Which is why I prefer to only have Railroad apply when the players really have no choice in the matter. Keeps things from being confusing.
But that's why I don't like that usage; it camouflages the fact that having choices as a player doesn't mean the overall game doesn't have an expected endpoint (i.e. a railroad).

There's lots of choices on a railroad! There are dozens of cars and hundreds of seats. I can sit by myself or try and talk to people. I can take a local or express train, I can pick the timing, there might even be multiple routes.

But if I'm constrained to starting at Boston and ending in Washington DC, it's a railroad.
 

Yes, but isn't erroneous to point out that the conventional wisdom in the 1990s, which the Forge theories were written to rebut, was that the DM should be in complete control of the story.

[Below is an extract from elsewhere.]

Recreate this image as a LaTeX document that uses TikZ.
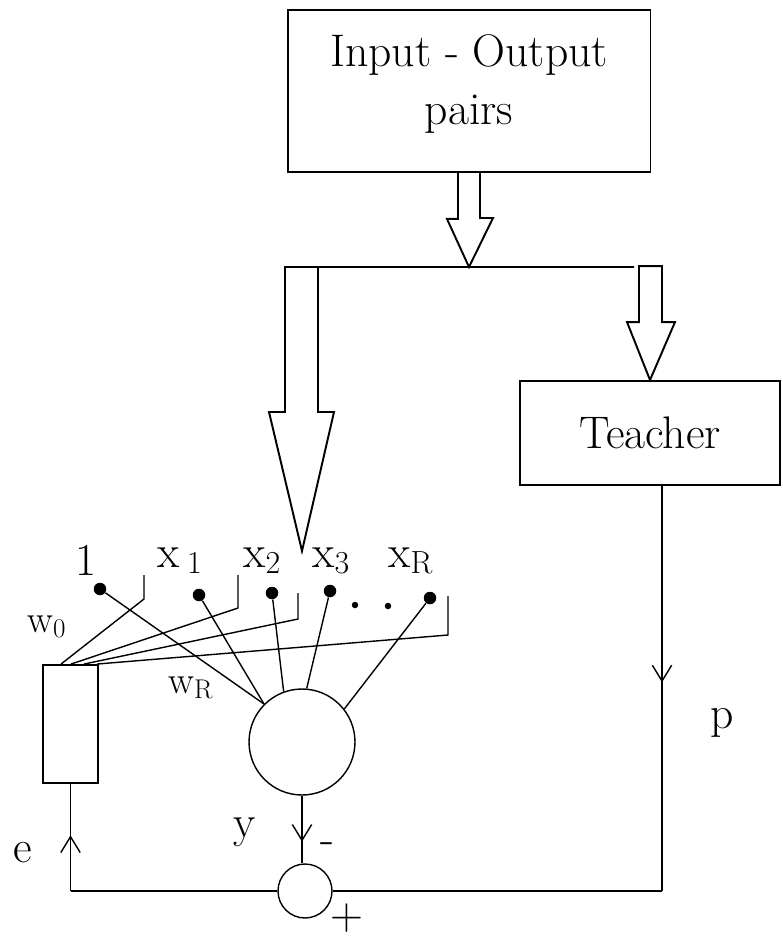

RPG design was pretty ossified around the turn of the century; the Forge was just one of the many responses to that engendered by the burgeoning internet and the ability to have non-local conversations around these topics.

But Edwards definitely isn't wrong to point out what was, at the time, a very common play concept.
Right, and like I said, it was a valuable discussion to have.
 

Railroading is admittedly hard to define, but I know it when I see it.

I well remember when I ran modules for the Living Arcanis campaign during the 3.5E days. One module I ran was a high-level module. While the players are visiting someone, a riot breaks out in the streets. The players are encouraged by the NPC to go to a different NPC's house. The DM is explicitly instructed that he has an infinite number of 20th-level monks in the crowd to prevent the PCs from going anywhere else. Like, by this point you've done a bunch of modules in the city and could have a lot of friendly contacts you might be worried about or need the help of. But no.

That's a railroad.
If it had been a low level adventure, where normal town rioters would be a deadly threat, and going to the other house a no-brainer…
… would it be a “railroad”?

I think not.

Its not the constraint of player choice thats the problem.

Its the constraint of choice clashing against game world sense.